Barrio emblemático, de mil colores y muchas más pasiones, ese que el tiempo nunca borrará de la memoria ni de las orillas del Riachuelo.
Todo turista que llega a Buenos Aires incluye en sus apuntes de viaje un paseo por La Boca, por su Caminito eternizado en variopintos textos de un sincronismo admirable. Para los argentinos es un tour también infaltable, aunque una vez conocido quizá, si no se lleva en el alma el acento xeneize, no regrese asiduamente.
La propuesta de hoy, es volver a la apertura del riachuelo, al cuadro viviente de Quinquela, a la letra del tango, al balcón de Diego.
El bandoneón llora en la esquina como si ese fuese su Karma perpetuo, dos bailarines filetean la calle con el sello del siglo pasado mientras los colores explotan en apenas 200 metros de esencia porteña, añoranzas italianas y balcones tan famosos como el de los amantes de Verona.
Los adoquines continúan las obras de arte de pintores ignotos y afamados, los turistas no dejan de sacar fotos, de comprar retratos de milongas y de improvisar la letra de Juan de Dios Filiberto.
Hasta entrado el siglo XX un arroyo descendía a la orilla de lo que hoy es ese caminito, luego pasó el tren y más tarde todo quedó detenido en el tiempo, como las vías.
Paredes de lata de pintadas estridentes, puertas y ventanas contrastantes, balconcitos retorcidos, desniveles que obedecen a las escapadas del río y las sogas con la ropa tendida, los farolitos y los indicios dejados por los Genoveses que se afincaron aquí en el siglo XIX, son la identidad de la barriada poética.
Hay que caminar por Caminito y el entorno, entrar a los cafés y dejarse envolver por los muros que transpiran puerto, un almuerzo en un bodegón o en una cantina es obligatorio, bandas y parejas de bailarines le darán la escenografía y la banda musical al ritmo del 2x4, a una película de oro y cielo.
A orillas del Riachuelo también hay que llegar, con sus barcos -elenco estable de la mirada de Quinquela- y los esqueletos de otros, como sosteniendo al viejo puente Avellaneda. El nuevo puente, por cierto es perfecto para una panorámica boquense.
La plazoleta de los suspiros con el mástil de un barco que nunca zarpó sirve a la foto obligada y retrotraen a los tiempos en que los genoveses le cantaban a su lejana tierra.
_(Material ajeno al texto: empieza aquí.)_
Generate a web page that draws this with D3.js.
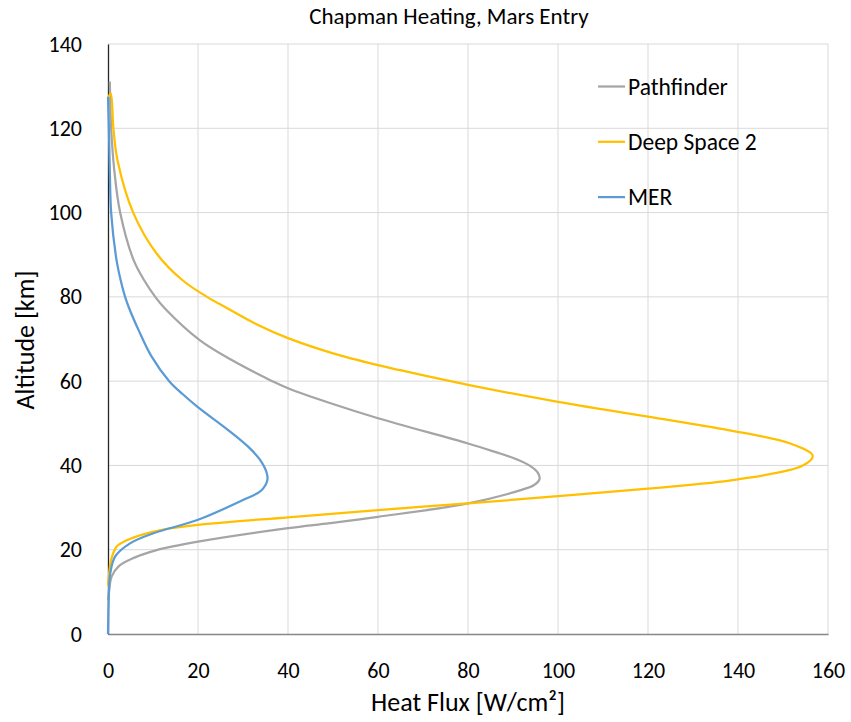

Allí la feria callejera emerge cada fin de semana como las obras teatrales al aire libre, los mimos y payasos, los músicos, y la gente -argentinos y turistas- que con cámaras incesantes y sus corridas, son parte de la idiosincrasia de La Boca.
Y más allá de la pasión futbolera de cada viajero, es menester llegar a la Bombonera. Desde la entrada con la obra gigante de Quinquela se sella el pacto de amor entre el barrio y su club, allí se recrea el antojo de los colores de la pasión bostera; Pérez Celis desde la calle y Rómulo Macció, siguen dando forma y color al deporte nacional por adopción.
El museo con todos los ídolos y todos los títulos emociona a los aficionados, y no se extrañe ver a alguien llorando frente a una copa del mundo o a la estatua de cera de Martín Palermo.
Museo Quinquela Martín. Con un centenar de obras del genial artista porteño y la presencia de pintores relevantes de nuestro país.
La Carbonería. El taller, que era ni más ni menos que una carbonería donde viviera Quinquela, es una galería de arte.
Museo histórico de cera. Divertido y sorprendente alberga las obras de Domingo Tellechea.
Club Boca Juniors. Visitas guiadas por la Bombonera, además allí está el Museo de la Pasión Boquense con un recorrido por la trayectoria del club, tienda de merchandising, galería de trofeos, un paseo por la historia de Boca con todos sus ídolos.
Sabores, colores y pasiones. Hay numerosos locales con excelentes shows tangueriles y muy buena gastronomía, es cuestión de elegir según el presupuesto, lo bueno es que hay opciones para todos los bolsillos. Por la noche el colorido se perpetúa con las mil luces de la barriada, siguen muy buenos espectáculos.